A Chinese commercial space launch company is continuing its success with a small solid rocket ahead of a more ambitious launch later this year.
The Ceres-1 four-stage solid propellant rocket lifted off at 5:11 a.m. EST on Jan. 20 (1011 GMT; or 8:11 p.m. local time) from the Jiuquan Satellite Launch Center in the Gobi Desert, northwest China. Galactic Energy, the Ceres-1 manufacturer and operator, announced in a statement that five satellites had been successfully inserted into preplanned orbits.

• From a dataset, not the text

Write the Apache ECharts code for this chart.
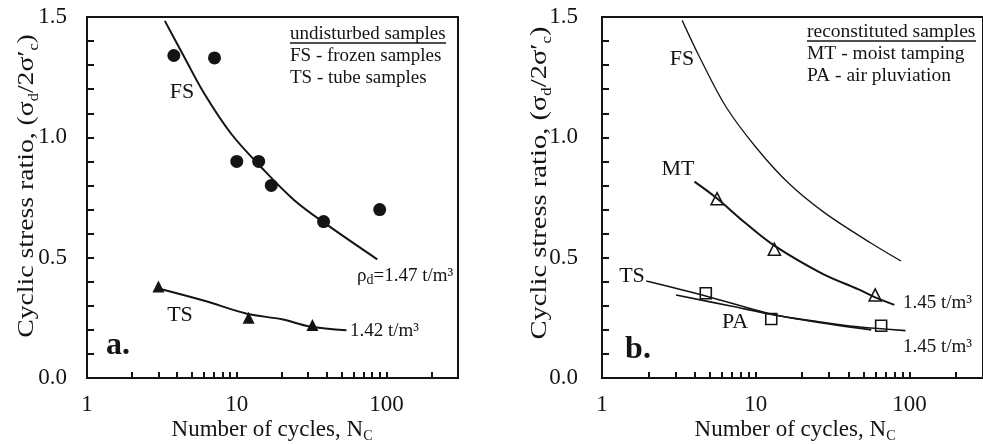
<!DOCTYPE html>
<html>
<head>
<meta charset="utf-8">
<script src="https://cdn.jsdelivr.net/npm/echarts@6/dist/echarts.min.js"></script>
<style>html,body{margin:0;padding:0;background:#fff}#c{width:983px;height:444px}</style>
</head>
<body>
<div id="c"></div>
<script>
// ---- data (N cycles, cyclic stress ratio) ----
const xTickLabels = [1, 10, 100];
const yTickLabels = [0.0, 0.5, 1.0, 1.5];
const majorTicks = [10, 100];
const minorTicks = [2,3,4,5,6,7,8,9,20,30,40,50,60,70,80,90,200];

// panel a (undisturbed)
const fsPointsA = [[3.8,1.34],[7.1,1.33],[10,0.90],[14,0.90],[17,0.80],[38,0.65],[90,0.70]];
const fsCurveA  = [[3.31,1.484],[4.45,1.335],[6.05,1.183],[9.12,1.017],[14.45,0.878],[24.1,0.74],[40.2,0.636],[86.7,0.493]];
const tsPointsA = [[3,0.38],[12,0.25],[32,0.22]];
const tsCurveA  = [[3,0.372],[6,0.322],[11.7,0.267],[20,0.244],[30.8,0.214],[54,0.198]];

// panel b (reconstituted)
const fsCurveB  = [[3.32,1.486],[4.29,1.336],[6.38,1.128],[9.95,0.961],[16.3,0.81],[28.2,0.685],[56.3,0.56],[87.9,0.486]];
const mtCurveB  = [[3.99,0.816],[5.5,0.75],[8.6,0.643],[13.2,0.55],[26.8,0.435],[46.2,0.369],[59.7,0.335],[79.6,0.304]];
const mtPointsB = [[5.6,0.745],[13.2,0.535],[59.7,0.345]];
const tsCurveB  = [[1.94,0.403],[4.73,0.341],[12.7,0.265],[25,0.235],[46,0.213],[94,0.197]];
const paCurveB  = [[3.03,0.345],[7.0,0.298],[12.7,0.264],[25,0.232],[56.3,0.2]];
const paPointsB = [[4.73,0.352],[12.6,0.245],[65.3,0.217]];

const FONT = 'Liberation Serif';
const INK = '#141414';

const chart = echarts.init(document.getElementById('c'), null, {renderer:'canvas'});

function xAxisDef(i){
  return {
    type:'log', logBase:10, min:1, max:300, gridIndex:i,
    axisLine:{lineStyle:{color:INK,width:2}},
    axisTick:{show:true, inside:true, length:6, customValues: majorTicks.concat(minorTicks),
      lineStyle:{color:INK,width:2}},
    axisLabel:{color:INK,fontFamily:FONT,fontSize:23,margin:15,showMaxLabel:false,
      formatter:v=> xTickLabels.some(t=>Math.abs(t-v)<1e-6*t) ? String(Math.round(v)) : ''},
    splitLine:{show:false}
  };
}
function yAxisDef(i, margin){
  return {
    type:'value', min:0, max:1.5, interval:0.1, gridIndex:i,
    axisLine:{show:true,lineStyle:{color:INK,width:2}},
    axisTick:{inside:true,length:7,lineStyle:{color:INK,width:2}},
    axisLabel:{color:INK,fontFamily:FONT,fontSize:23,margin:margin,
      formatter:v=> yTickLabels.some(t=>Math.abs(t-v)<1e-6) ? v.toFixed(1) : ''},
    splitLine:{show:false}
  };
}
function curve(i, data, w){
  return {type:'line', xAxisIndex:i, yAxisIndex:i, data:data, smooth:0.35,
    showSymbol:false, symbol:'none', lineStyle:{color:INK,width:w}, z:3};
}
function pts(i, data, symbol, size, hollow){
  return {type:'scatter', xAxisIndex:i, yAxisIndex:i, data:data, symbol:symbol, symbolSize:size,
    itemStyle: hollow ? {color:'rgba(255,255,255,0)', borderColor:INK, borderWidth:1.6, opacity:1} : {color:INK, opacity:1},
    z:4};
}

const rich = {
  sub:{fontSize:14, fontFamily:FONT, lineHeight:12, verticalAlign:'bottom', fill:INK, color:INK}
};
function txt(x, y, text, size, align, opts){
  opts = opts || {};
  return Object.assign({
    type:'text', x:x, y:y, silent:true, z:10,
    style:{text:text, fill:INK, fontFamily:FONT, fontSize:size, fontWeight:opts.bold?'bold':'normal',
      align:align, textAlign:align, verticalAlign:'middle', textVerticalAlign:'middle',
      lineHeight:size+4, rich:rich}
  }, opts.extra || {});
}

const graphics = [
  txt(290,34,'undisturbed samples',19,'left'),
  {type:'line', shape:{x1:290,y1:43,x2:446,y2:43}, style:{stroke:INK,lineWidth:1.3}, silent:true},
  txt(290,56,'FS - frozen samples',19,'left'),
  txt(290,78,'TS - tube samples',19,'left'),
  txt(182,92,'FS',22,'center'),
  txt(357,276,'ρ{sub|d}=1.47 t/m³',19,'left'),
  txt(180,315,'TS',22,'center'),
  txt(350,331,'1.42 t/m³',19,'left'),
  txt(118,346,'a.',32,'center',{bold:true}),
  txt(27,186,'Cyclic stress ratio, (σ{sub|d}/2σ′{sub|c})',24,'center',{extra:{rotation:Math.PI/2, scaleX:1.155}}),
  txt(272,430,'Number of cycles, N{sub|C}',23,'center'),
  txt(807,32,'reconstituted samples',19.5,'left'),
  {type:'line', shape:{x1:807,y1:41,x2:976,y2:41}, style:{stroke:INK,lineWidth:1.3}, silent:true},
  txt(807,54,'MT - moist tamping',19.5,'left'),
  txt(807,76,'PA - air pluviation',19.5,'left'),
  txt(682,59,'FS',22,'center'),
  txt(678,169,'MT',22,'center'),
  txt(632,276,'TS',22,'center'),
  txt(735,322,'PA',22,'center'),
  txt(903,303,'1.45 t/m³',19,'left'),
  txt(903,347,'1.45 t/m³',19,'left'),
  txt(638,350,'b.',32,'center',{bold:true}),
  txt(540,183,'Cyclic stress ratio, (σ{sub|d}/2σ′{sub|c})',24,'center',{extra:{rotation:Math.PI/2, scaleX:1.19}}),
  txt(795,430,'Number of cycles, N{sub|C}',23,'center')
];

const option = {
  animation:false,
  backgroundColor:'#fff',
  grid:[
    {left:87, top:17, width:371, height:361, show:true, borderColor:INK, borderWidth:2, backgroundColor:'rgba(0,0,0,0)'},
    {left:602, top:17, width:384, height:361, show:true, borderColor:INK, borderWidth:2, backgroundColor:'rgba(0,0,0,0)'}
  ],
  xAxis:[xAxisDef(0), xAxisDef(1)],
  yAxis:[yAxisDef(0,20), yAxisDef(1,24)],
  series:[
    curve(0, fsCurveA, 2), pts(0, fsPointsA, 'circle', 13, false),
    curve(0, tsCurveA, 2), pts(0, tsPointsA, 'triangle', 12, false),
    curve(1, fsCurveB, 1.3),
    curve(1, mtCurveB, 2), pts(1, mtPointsB, 'triangle', 12, true),
    curve(1, tsCurveB, 1.6),
    curve(1, paCurveB, 1.6), pts(1, paPointsB, 'rect', 11, true)
  ],
  graphic: graphics
};
chart.setOption(option);
</script>
</body>
</html>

Aboard the flight were four Yunyao-1 commercial meteorological satellites (satellites 37-40) and the Jitianxing A-05 satellite for K-Space Aerospace Technology based in Sichuan Province. The Yunyao-1 satellites feature GNSS occultation (GNSS-RO) payloads which discern weather data by detecting changes in signals from GPS and Beidou satellites as they pass through the atmosphere. The Jitianxing A-05 satellite carries a hyperspectral camera to capture remote sensing imagery of the Earth.
Galactic Energy is one of the early successes from China’s commercial space sector, with a launch record which stands at 17 launch attempts and 16 successes.
The company also plans to launch its first, more complex liquid propellant launch vehicle later this year. The Pallas-1 rocket—like Ceres-1 it is also named after a major planetary body in the main asteroid belt—uses a kerosene-liquid oxygen propellant mix and will eventually be adapted so that the first stage can be recovered and reused.
While the 62-foot-tall (19 meters), four-stage Ceres-1 can send 880 pounds (400 kilograms) to low Earth orbit (LEO), the 138-ft-tall (42 m) Pallas-1 will be capable of sending up to 17,630 pounds (8,000 kg) to LEO.
Monday’s mission was China’s fourth orbital launch of 2025, following launches that sent a satellite refueling test spacecraft, navigation enhancement satellite and an Earth observation satellite for Pakistan into orbit.